If this is my dataframe (df)
AA_1 AA_2 AB_1 AB_2 AB_3 AC_1 AC_2
1 1 1 0 1 1 0 1
2 1 1 0 0 0 1 0
3 1 0 1 1 1 0 0
I need a summary like this:
AA 2
AB 1
AC 0
I am able to retrieve the grouped row sums by using sapply with a list of the unique column names in the dataframe:
groups <- unique(substr(names(df), 1, 2))

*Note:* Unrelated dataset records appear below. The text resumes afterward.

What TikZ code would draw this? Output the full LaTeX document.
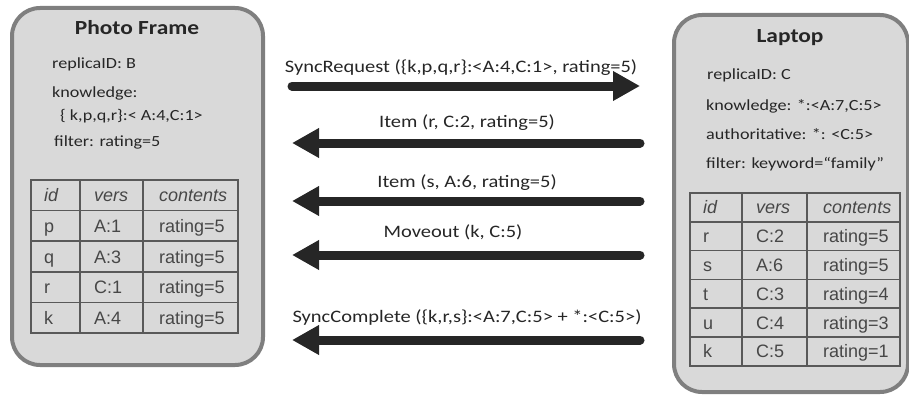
\documentclass[tikz,border=0pt]{standalone}
\usepackage{fontspec}
\setmainfont[FakeStretch=1.17]{Carlito}
\newfontfamily\tablefont{Liberation Sans}
\usetikzlibrary{arrows.meta}
\definecolor{boxfill}{HTML}{D9D9D9}
\definecolor{boxline}{HTML}{7F7F7F}
\definecolor{gridline}{HTML}{595959}
\definecolor{ink}{HTML}{262626}
\tikzset{x=1pt, y=-1pt,
  replica box/.style={draw=boxline, fill=boxfill, line width=4pt,
        rounded corners=28pt, anchor=north west, inner sep=0pt},
  box title/.style={anchor=base, text=ink, font=\fontsize{20}{24}\selectfont\bfseries},
  box text/.style={anchor=base west, text=ink, inner sep=0pt,
        font=\fontsize{15.5}{18}\selectfont},
  cell/.style={anchor=base west, text=ink!85, inner sep=0pt,
        font=\fontsize{18}{20}\selectfont\tablefont},
  grid line/.style={draw=gridline, line width=1.6pt},
  message/.style={draw=ink, line width=9pt, line cap=round,
        -{Triangle[length=27pt,width=28pt]}},
  message label/.style={anchor=base, text=ink, inner sep=0pt,
        font=\fontsize{17.5}{20}\selectfont}
}
% #1 table, #2 row, #3 id, #4 vers, #5 contents
\def\ItemRow#1#2#3#4#5{%
  \draw[grid line] (0,#2*\rowh) -- (\tabw,#2*\rowh);
  \node[cell] (#1-#3-id) at (13,#2*\rowh+0.5*\rowh+6.5) {#3};
  \node[cell] (#1-#3-vers) at (\colB+14,#2*\rowh+0.5*\rowh+6.5) {#4};
  \node[cell] (#1-#3-cont) at (\colC+16,#2*\rowh+0.5*\rowh+6.5) {#5};
}
\def\ItemTable#1#2{%
  \node[cell, font=\fontsize{18}{20}\selectfont\tablefont\itshape] (#1-hd-id) at (13,0.5*\rowh+6.5) {id};
  \node[cell, font=\fontsize{18}{20}\selectfont\tablefont\itshape] (#1-hd-vers) at (\colB+14,0.5*\rowh+6.5) {vers};
  \node[cell, font=\fontsize{18}{20}\selectfont\tablefont\itshape] (#1-hd-cont) at (\colC+16,0.5*\rowh+6.5) {contents};
  \draw[grid line] (\colB,0) -- (\colB,#2*\rowh);
  \draw[grid line] (\colC,0) -- (\colC,#2*\rowh);
  \draw[grid line, line width=2.6pt] (0,0) rectangle (\tabw,#2*\rowh);
}

\begin{document}
\begin{tikzpicture}
\useasboundingbox (0,0) rectangle (909,396);

% photo frame
\node[replica box, minimum width=251pt, minimum height=357pt] (frame) at (10,6) {};
\node[box title] (frame-title) at (137,35) {Photo Frame};
\node[box text] (frame-id) at (52,68) {replicaID: B};
\node[box text] (frame-know) at (52,97) {knowledge:};
\node[box text] (frame-knowv) at (60,120) {\{ k,p,q,r\}:< A:4,C:1>};
\node[box text] (frame-filter) at (54,146) {filter: rating=5};
\begin{scope}[shift={(31,180)}]
  \def\rowh{30.6}\def\tabw{207}\def\colB{49}\def\colC{112}
  \ItemRow{B}{1}{p}{A:1}{rating=5}
  \ItemRow{B}{2}{q}{A:3}{rating=5}
  \ItemRow{B}{3}{r}{C:1}{rating=5}
  \ItemRow{B}{4}{k}{A:4}{rating=5}
  \ItemTable{B}{5}
\end{scope}

% laptop
\node[replica box, minimum width=234pt, minimum height=377pt] (laptop) at (672,13) {};
\node[box title] (laptop-title) at (790,43) {Laptop};
\node[box text] (laptop-id) at (707,79) {replicaID: C};
\node[box text] (laptop-know) at (706,110) {knowledge: *:<A:7,C:5>};
\node[box text] (laptop-auth) at (706,139) {authoritative: *: <C:5>};
\node[box text] (laptop-filter) at (706,168) {filter: keyword=“family”};
\begin{scope}[shift={(690,193)}]
  \def\rowh{28.8}\def\tabw{210}\def\colB{52}\def\colC{117}
  \ItemRow{C}{1}{r}{C:2}{rating=5}
  \ItemRow{C}{2}{s}{A:6}{rating=5}
  \ItemRow{C}{3}{t}{C:3}{rating=4}
  \ItemRow{C}{4}{u}{C:4}{rating=3}
  \ItemRow{C}{5}{k}{C:5}{rating=1}
  \ItemTable{C}{6}
\end{scope}

% messages
\coordinate (req-from) at (292,86);   \coordinate (req-to) at (640,86);
\coordinate (item1-from) at (640,143); \coordinate (item1-to) at (292,143);
\coordinate (item2-from) at (640,201); \coordinate (item2-to) at (292,201);
\coordinate (move-from) at (640,255);  \coordinate (move-to) at (292,255);
\coordinate (done-from) at (640,340);  \coordinate (done-to) at (292,340);
\node[message label] (req-label) at (461,72) {SyncRequest (\{k,p,q,r\}:<A:4,C:1>, rating=5)};
\node[message label] (item1-label) at (467,127) {Item (r, C:2, rating=5)};
\node[message label] (item2-label) at (467,187) {Item (s, A:6, rating=5)};
\node[message label] (move-label) at (453,237) {Moveout (k, C:5)};
\node[message label] (done-label) at (467,322) {SyncComplete (\{k,r,s\}:<A:7,C:5> + *:<C:5>)};
\draw[message] (req-from) -- (req-to);
\draw[message] (item1-from) -- (item1-to);
\draw[message] (item2-from) -- (item2-to);
\draw[message] (move-from) -- (move-to);
\draw[message] (done-from) -- (done-to);
\end{tikzpicture}
\end{document}
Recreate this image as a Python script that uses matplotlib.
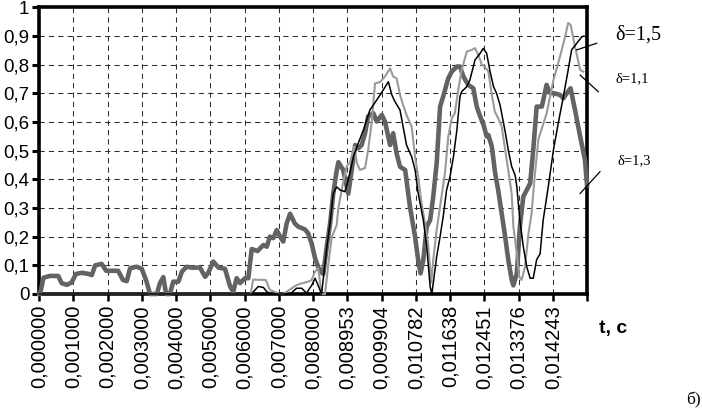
import matplotlib.pyplot as plt

# time labels of the category axis (one label per tick)
t_labels = ['0,000000', '0,001000', '0,002000', '0,003000', '0,004000',
            '0,005000', '0,006000', '0,007000', '0,008000', '0,008953',
            '0,009904', '0,010782', '0,011638', '0,012451', '0,013376',
            '0,014243']

# delta = 1,3 (thick dark grey) : position on category axis, value
x13 = [0.00, 0.03, 0.13, 0.32, 0.56, 0.66, 0.81, 0.95, 1.08, 1.25, 1.44, 1.54,
       1.64, 1.83, 1.96, 2.16, 2.31, 2.45, 2.56, 2.66, 2.85, 3.00, 3.14, 3.24,
       3.44, 3.53, 3.63, 3.71, 3.82, 3.92, 4.07, 4.17, 4.31, 4.46, 4.70, 4.85,
       4.94, 5.09, 5.24, 5.43, 5.58, 5.67, 5.77, 5.87, 6.01, 6.11, 6.21, 6.38,
       6.55, 6.65, 6.74, 6.84, 6.94, 7.04, 7.13, 7.23, 7.33, 7.47, 7.57, 7.77,
       7.86, 7.96, 8.06, 8.15, 8.25, 8.30, 8.40, 8.50, 8.59, 8.69, 8.74, 8.88,
       9.03, 9.13, 9.23, 9.32, 9.42, 9.52, 9.61, 9.76, 9.86, 10.01, 10.10,
       10.25, 10.34, 10.44, 10.54, 10.69, 10.83, 10.98, 11.07, 11.14, 11.22,
       11.32, 11.42, 11.51, 11.61, 11.71, 11.80, 11.95, 12.05, 12.20, 12.29,
       12.39, 12.53, 12.68, 12.78, 12.88, 12.98, 13.07, 13.12, 13.22, 13.32,
       13.41, 13.51, 13.61, 13.70, 13.80, 13.85, 13.95, 14.04, 14.14, 14.34,
       14.43, 14.53, 14.68, 14.82, 14.92, 15.02, 15.21, 15.31, 15.41, 15.52,
       15.65, 15.80, 15.94, 16.00]
y13 = [0.0, 0.0, 0.057, 0.063, 0.063, 0.038, 0.032, 0.04, 0.07, 0.074, 0.07,
       0.066, 0.10, 0.105, 0.081, 0.081, 0.081, 0.049, 0.045, 0.09, 0.095,
       0.088, 0.043, 0.0, 0.0, 0.038, 0.059, 0.0, 0.0, 0.043, 0.043, 0.078,
       0.095, 0.092, 0.092, 0.06, 0.074, 0.113, 0.092, 0.088, 0.026, 0.008,
       0.055, 0.038, 0.055, 0.055, 0.157, 0.150, 0.171, 0.165, 0.20, 0.195,
       0.223, 0.20, 0.183, 0.246, 0.28, 0.246, 0.235, 0.225, 0.211, 0.176,
       0.124, 0.095, 0.075, 0.07, 0.165, 0.247, 0.35, 0.43, 0.46, 0.433, 0.35,
       0.433, 0.52, 0.508, 0.52, 0.561, 0.62, 0.631, 0.602, 0.625, 0.602,
       0.52, 0.561, 0.491, 0.444, 0.433, 0.305, 0.20, 0.119, 0.072, 0.119,
       0.235, 0.258, 0.34, 0.456, 0.654, 0.689, 0.753, 0.776, 0.794, 0.794,
       0.759, 0.73, 0.718, 0.654, 0.62, 0.59, 0.55, 0.555, 0.515, 0.42, 0.36,
       0.28, 0.20, 0.12, 0.05, 0.03, 0.072, 0.235, 0.34, 0.386, 0.503, 0.654,
       0.654, 0.73, 0.701, 0.701, 0.695, 0.683, 0.701, 0.718, 0.642, 0.55,
       0.468, 0.38]

# delta = 1,1 (light grey)
x11 = [0.00, 6.18, 6.25, 6.62, 6.74, 7.04, 7.13, 7.23, 7.38, 7.52, 7.67, 7.86,
       7.96, 8.06, 8.15, 8.25, 8.35, 8.45, 8.55, 8.69, 8.74, 8.88, 8.98, 9.08,
       9.20, 9.28, 9.37, 9.52, 9.61, 9.71, 9.81, 9.96, 10.10, 10.25, 10.34,
       10.44, 10.54, 10.63, 10.73, 10.88, 10.98, 11.07, 11.17, 11.27, 11.36,
       11.45, 11.51, 11.61, 11.75, 11.85, 11.95, 12.05, 12.14, 12.24, 12.34,
       12.49, 12.63, 12.73, 12.83, 12.93, 13.02, 13.12, 13.22, 13.31, 13.41,
       13.51, 13.61, 13.70, 13.80, 13.85, 13.95, 14.02, 14.09, 14.19, 14.29,
       14.38, 14.48, 14.58, 14.82, 15.02, 15.21, 15.36, 15.45, 15.52, 15.65,
       15.80, 15.89]
y11 = [0.0, 0.0, 0.05, 0.049, 0.014, 0.0, 0.0, 0.008, 0.02, 0.031, 0.037,
       0.043, 0.049, 0.078, 0.09, 0.0, 0.0, 0.107, 0.20, 0.24, 0.30, 0.39,
       0.445, 0.46, 0.515, 0.457, 0.433, 0.44, 0.503, 0.595, 0.735, 0.74,
       0.759, 0.788, 0.759, 0.753, 0.695, 0.66, 0.625, 0.584, 0.479, 0.41,
       0.316, 0.246, 0.176, 0.04, 0.119, 0.223, 0.339, 0.42, 0.55, 0.613,
       0.631, 0.712, 0.782, 0.846, 0.852, 0.858, 0.834, 0.80, 0.793, 0.776,
       0.695, 0.636, 0.613, 0.584, 0.503, 0.433, 0.35, 0.235, 0.142, 0.06,
       0.049, 0.095, 0.21, 0.28, 0.42, 0.54, 0.63, 0.747, 0.828, 0.898, 0.946,
       0.94, 0.863, 0.782, 0.776]

# delta = 1,5 (black)
x15 = [0.00, 6.21, 6.26, 6.40, 6.55, 6.65, 6.74, 6.94, 7.33, 7.52, 7.67, 7.81,
       7.96, 8.06, 8.15, 8.25, 8.40, 8.50, 8.59, 8.69, 8.79, 8.93, 9.03, 9.18,
       9.32, 9.47, 9.66, 9.86, 10.05, 10.20, 10.30, 10.39, 10.54, 10.63, 10.73,
       10.88, 10.98, 11.07, 11.22, 11.32, 11.42, 11.47, 11.51, 11.61, 11.71,
       11.80, 11.90, 12.00, 12.10, 12.20, 12.29, 12.34, 12.49, 12.58, 12.73,
       12.88, 12.97, 13.07, 13.17, 13.27, 13.36, 13.46, 13.61, 13.70, 13.80,
       13.90, 13.95, 14.04, 14.14, 14.24, 14.34, 14.43, 14.53, 14.63, 14.72,
       14.87, 15.02, 15.16, 15.31, 15.45, 15.55, 15.70, 15.85, 15.91]
y15 = [0.0, 0.0, 0.008, 0.026, 0.023, 0.008, 0.003, 0.0, 0.0, 0.02, 0.02,
       0.003, 0.03, 0.055, 0.03, 0.0, 0.16, 0.25, 0.35, 0.374, 0.363, 0.357,
       0.398, 0.479, 0.526, 0.572, 0.642, 0.677, 0.712, 0.741, 0.695, 0.672,
       0.642, 0.584, 0.52, 0.479, 0.433, 0.352, 0.258, 0.166, 0.025, 0.0,
       0.038, 0.13, 0.20, 0.27, 0.363, 0.41, 0.479, 0.572, 0.689, 0.706,
       0.724, 0.747, 0.817, 0.84, 0.857, 0.84, 0.776, 0.724, 0.70, 0.66,
       0.567, 0.503, 0.445, 0.415, 0.375, 0.258, 0.165, 0.095, 0.055, 0.055,
       0.12, 0.14, 0.258, 0.375, 0.503, 0.596, 0.689, 0.782, 0.852, 0.875,
       0.898, 0.90]

y_ticks = [0, 0.1, 0.2, 0.3, 0.4, 0.5, 0.6, 0.7, 0.8, 0.9, 1]
y_labels = ['0', '0,1', '0,2', '0,3', '0,4', '0,5', '0,6', '0,7', '0,8', '0,9', '1']

plt.rcParams['font.family'] = ['Liberation Sans', 'DejaVu Sans']

fig = plt.figure(figsize=(7.02, 4.09), dpi=100)
ax = fig.add_axes([0.0556, 0.2812, 0.7806, 0.7005])

ax.plot(x13, y13, color='#636363', lw=3.3, zorder=4, clip_on=False,
        solid_joinstyle='round')
ax.plot(x11, y11, color='#9a9a9a', lw=1.5, zorder=5, clip_on=False)
ax.plot(x15, y15, color='black', lw=1.1, zorder=6, clip_on=False)

ax.set_xlim(0, 16)
ax.set_ylim(0, 1)
ax.set_xticks(range(17))
ax.set_xticklabels(t_labels + [''], rotation=90, fontsize=14.5)
ax.set_yticks(y_ticks)
ax.set_yticklabels(y_labels, fontsize=13.5)
ax.tick_params(axis='x', direction='out', length=5, width=1.8, pad=3)
ax.tick_params(axis='y', direction='out', length=5, width=2.2, pad=2)

ax.grid(True, color='#2e2e2e', lw=0.75, ls=(0, (5, 4)))
ax.set_axisbelow(True)
for s in ax.spines.values():
    s.set_linewidth(2.6)
    s.set_zorder(3)

# curve labels with leader lines
serif = ['Liberation Serif', 'DejaVu Serif']
ax.plot([15.70, 16.28], [0.852, 0.875], color='black', lw=0.9, clip_on=False, zorder=7)
ax.plot([15.80, 16.33], [0.764, 0.706], color='black', lw=0.9, clip_on=False, zorder=7)
ax.plot([15.80, 16.38], [0.351, 0.427], color='black', lw=0.9, clip_on=False, zorder=7)
ax.text(16.82, 0.904, 'δ=1,5', family=serif, fontsize=14.5, va='center', ha='left')
ax.text(16.82, 0.75, 'δ=1,1', family=serif, fontsize=10.5, va='center', ha='left')
ax.text(16.88, 0.464, 'δ=1,3', family=serif, fontsize=10.5, va='center', ha='left')

fig.text(613 / 702, 1 - 329 / 409, 't, c', fontsize=14, fontweight='bold',
         ha='center', va='center')
fig.text(701 / 702, 1 - 400 / 409, 'б)', family=serif, fontsize=12.5,
         ha='right', va='center')

fig.savefig('out.png', dpi=100)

sapply(groups, function(xx) rowSums(df[,grep(xx, names(df)), drop=FALSE]))
Output:
AA AB AC
[1,] 1 2 1
[2,] 2 0 1
[3,] 2 3 0
But can't quite figure out how to modify this to summarise conditionally
Upvotes: 3
Views: 101
Reputation: 21938
Here is how you could do it in base R
in one step:
do.call(rbind, lapply(split.default(df, sub("([[:alpha:]]+)_\\d+", "\\1", names(df))),
\(x) {sum(apply(x, 1, \(x) all(x == 1)))}))
[,1]
AA 2
AB 1
AC 0
Upvotes: 5
Reputation: 9878
An option with purrr
and dplyr
. After extracting the groups with a regex, loop through the groups and summarise
with sum
.
The key here is the if_all
function, which returns TRUE if_all
values in the selection (starts_with(.x)
) are TRUE (or 1):
groups<-map_chr(names(df), ~str_extract(.x, '^[A-Z]{2}')) %>%
unique()
map_dfc(groups, ~df %>% summarise(sum(if_all(starts_with(.x)))))%>%
set_names(groups)%>%
pivot_longer(everything(), names_to = 'group')
# A tibble: 3 x 2
group value
<chr> <int>
1 AA 2
2 AB 1
3 AC 0
Upvotes: 1
Reputation: 4344
and here goes one tidyverse
approach:
df <- data.table::fread("AA_1 AA_2 AB_1 AB_2 AB_3 AC_1 AC_2
1 1 0 1 1 0 1
1 1 0 0 0 1 0
1 0 1 1 1 0 0")
library(tidyverse)
df %>%
# prepare data by generating new colum from row number
dplyr::mutate(rn = dplyr::row_number()) %>%
# convert to long format, separating into two columns by simplified regex
tidyr::pivot_longer(-rn,
names_to = c("letrs", "nbrs"),
names_pattern = "(.*)_(.*)",
values_to = "vals") %>%
# build grouping by letter and row number column
dplyr::group_by(letrs, rn) %>%
# if all values in group are 1, then return one else 0
dplyr::summarise(res = ifelse(all(vals) == 1, 1, 0)) %>%
# summarise the intermediate which was per letter and row number to letters now
dplyr::summarise(res = sum(res))
# A tibble: 3 x 2
letrs res
<chr> <dbl>
1 AA 2
2 AB 1
3 AC 0
Upvotes: 1
Reputation: 27792
a data.table
approach
library(data.table)
DT <- fread("AA_1 AA_2 AB_1 AB_2 AB_3 AC_1 AC_2
1 1 0 1 1 0 1
1 1 0 0 0 1 0
1 0 1 1 1 0 0")
#split to list using colnames
L <- split.default(DT, f = gsub("(^..).*", "\\1", names(DT)))
#value to look for
test_value <- 1
#loop over list, see if all columns (rowwise) match the test_value
answer <- lapply(L, function(x) data.table(val = nrow(x[rowSums(x == test_value, na.rm = TRUE) == ncol(x)])))
#rowbind answer using the names from the answer
data.table::rbindlist(answer, id = "group")
# group val
# 1: AA 2
# 2: AB 1
# 3: AC 0
Upvotes: 1